Despite having a 3.85 GPA and three majors, I received several rejection letters last week from various grad schools. As I watched my academic career flounder, however, I found that physically I have potential.
I went to meet a potential employer about a part-time job, and whatever my personality or professionalism might have been, I’m fairly sure I was hired because I’m pretty. The job was listed as “sales model,” after all.
As I’ve worked pretty damn hard my entire college career, I found being hired to this extremely lucrative part-time job pretty ironic. The gold standard for a woman’s integrity is to earn money or have a fabulous career or whatever based solely on her intelligence, hard work and determination. Except that’s not working out so well for me, so what kind of person does it make me if I instead use my looks to earn cash, or anything else for that matter?
While the advantage of good looks is really no different than men being stronger or having connections, it is somehow looked down upon more. Consider a friend of mine in the fraternity Tau Alpha Upsilon who recently used the alumni connections in his society to gain an investment banking job for which he otherwise would have been passed over.
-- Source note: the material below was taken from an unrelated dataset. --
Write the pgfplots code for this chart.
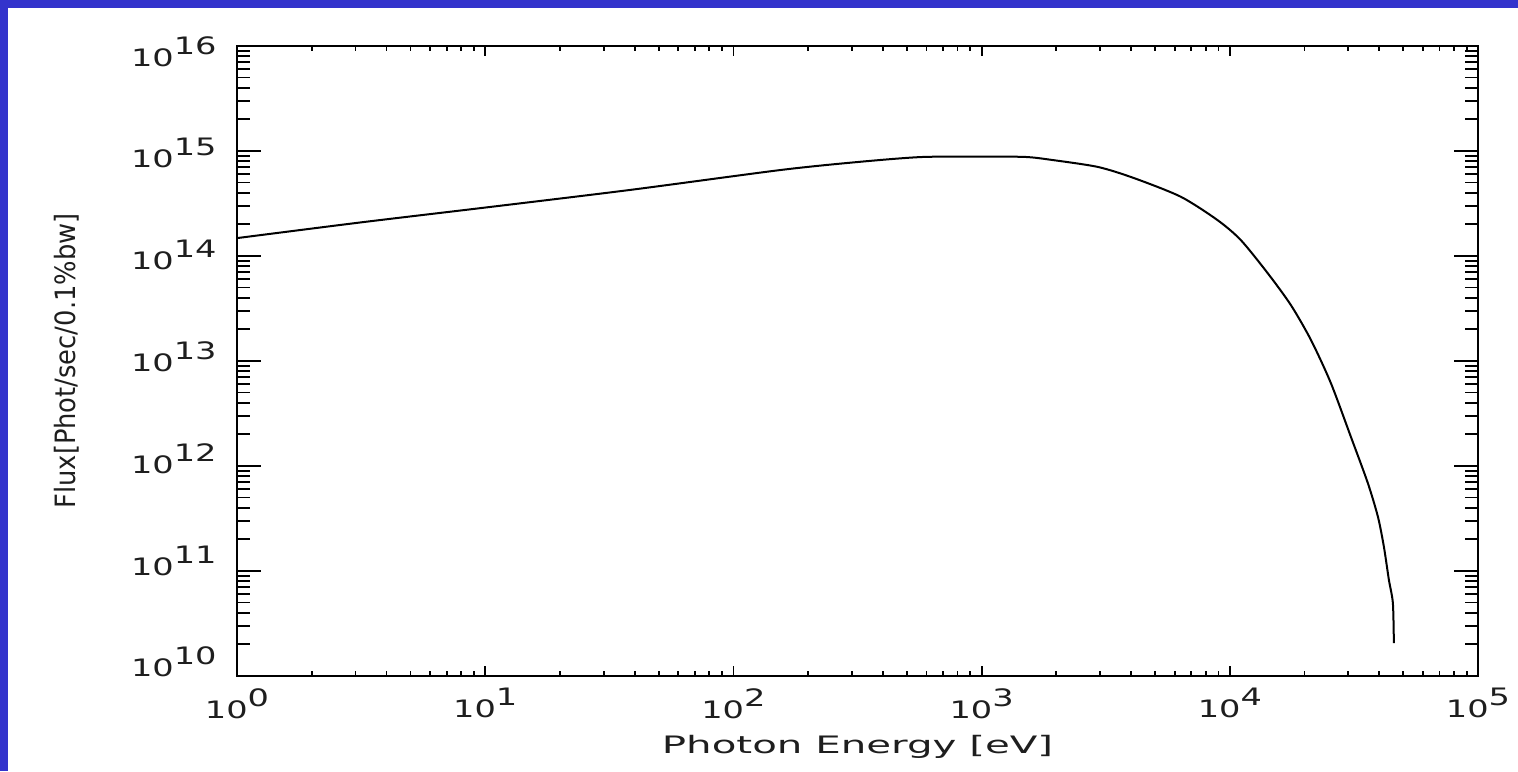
\documentclass[border=0pt]{standalone}
\usepackage{fontspec}
\usepackage{pgfplots}
\pgfplotsset{compat=1.18}
\setmainfont{DejaVu Sans}
\newfontfamily\hfont{DejaVu Sans}[FakeStretch=1.4]
\newfontfamily\xfont{DejaVu Sans}[FakeStretch=1.68]
\newfontfamily\yfont{DejaVu Sans}[FakeStretch=0.92]
\definecolor{bluebg}{RGB}{51,51,204}
\definecolor{ink}{RGB}{30,30,30}
\newcommand\ex[1]{10\raisebox{6pt}{#1}}
\newcommand\yl[2]{\raisebox{#1}{\ex{#2}}}
\begin{document}
\begin{tikzpicture}
\fill[bluebg] (0,0) rectangle (759pt,385.5pt);
\fill[white] (3.75pt,0) rectangle (759pt,381.25pt);
% axis with the y ticks, the y label and the curve
\begin{axis}[
  at={(118.5pt,47.5pt)}, anchor=south west,
  scale only axis, width=620.5pt, height=315pt,
  xmode=log, ymode=log, xmin=1, xmax=1e5, ymin=1e10, ymax=1e16,
  axis line style={line width=0.9pt},
  tick style={black, line width=0.9pt},
  tick align=inside,
  major tick length=12pt, minor tick length=6.5pt,
  xtick=\empty,
  ytick={1e10,1e11,1e12,1e13,1e14,1e15,1e16},
  yticklabels={\yl{5pt}{10},\yl{3.4pt}{11},\yl{1.8pt}{12},\yl{0.2pt}{13},\yl{-1.4pt}{14},\yl{-3pt}{15},\yl{-4.6pt}{16}},
  yticklabel style={font=\hfont\fontsize{12}{14}\selectfont, text=ink, inner sep=0pt, anchor=base east, xshift=-10pt, yshift=-5.5pt},
  ylabel={Flux[Phot/sec/0.1\%bw]},
  ylabel style={font=\yfont\fontsize{14}{16}\selectfont, text=ink, at={(axis description cs:-0.137,0.5)}, anchor=center, inner sep=0pt},
]
\addplot[black, line width=1pt, smooth, tension=0.45] coordinates {
(1, 1.48e14)
(3.162, 2.09e14)
(10.47, 2.93e14)
(38.46, 4.26e14)
(154.9, 6.59e14)
(316.2, 7.85e14)
(567.5, 8.75e14)
(1000, 8.85e14)
(1503, 8.77e14)
(1897, 8.25e14)
(2938, 7.05e14)
(4102, 5.53e14)
(6339, 3.67e14)
(8913, 2.20e14)
(11066, 1.42e14)
(14191, 6.89e13)
(17620, 3.41e13)
(21232, 1.585e13)
(25527, 6.17e12)
(30761, 1.89e12)
(35975, 6.89e11)
(39537, 3.27e11)
(41783, 1.69e11)
(43752, 8.20e10)
(45394, 4.95e10)
(45814, 2.06e10)
};
\end{axis}
% axis with the x ticks and the x label
\begin{axis}[
  at={(118.5pt,47.5pt)}, anchor=south west,
  scale only axis, width=620.5pt, height=315pt,
  xmode=log, ymode=log, xmin=1, xmax=1e5, ymin=1e10, ymax=1e16,
  axis line style={line width=0.9pt},
  tick style={black, line width=0.9pt},
  tick align=inside,
  major tick length=5pt, minor tick length=2.5pt,
  ytick=\empty,
  xtick={1,10,100,1000,10000,100000},
  xticklabels={\ex{0},\ex{1},\ex{2},\ex{3},\ex{4},\ex{5}},
  xticklabel style={font=\hfont\fontsize{12}{14}\selectfont, text=ink, inner sep=0pt, anchor=north, yshift=-6pt},
  xlabel={Photon Energy [eV]},
  xlabel style={font=\xfont\fontsize{12}{14}\selectfont, text=ink, at={(axis description cs:0.5,-0.094)}, anchor=north, inner sep=0pt},
]
\addplot[draw=none] coordinates {(10,1e13)};
\end{axis}
\pgfresetboundingbox
\path (0,0) rectangle (759pt,385.5pt);
\end{tikzpicture}
\end{document}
Some might call this strategy morally dubious, others might just call it smart. Using physical appearance or sexuality is equatable. Not everybody has connections, and not everybody has beauty, but if these are the characteristics that best help you to succeed in life, then who is anybody else to say you should not use them?
Our conservative society places scrutiny and suspicion on women who attempt to use their physical attributes to accomplish something. I argue that sexuality is to women what money and power is to men: simply something many have. If men can use their money and power to influence and control (and this is absolutely the norm, for the naive out there), why is there such a stigma attached to women using the assets men seem to value most?
The answer must be lodged in the staunchly conservative outlook of a patriarchal society. This sexism has flourished to the point that even in our Civil Rights-age society, men and women still are not treated the same in terms of salary, job advancement or simple respect.
Of course women have always had it in for other women as well. You know, the ones that argue women who use their natural attributes for advancement are really setting women back by promoting objectification. Although they undoubtedly will call themselves feminists, the women who have accepted the inherent value of their physical form are the truly liberal. Using the very concepts that keep women “in their place” to instead level the playing field is not adherent to the requirement of a male oriented society; it’s beating them at their own game.
All things considered, it is a relief to have something to fall back on, job or not. Should women be proud of achieving something with their looks instead of their brains? Maybe not, but certainly smug.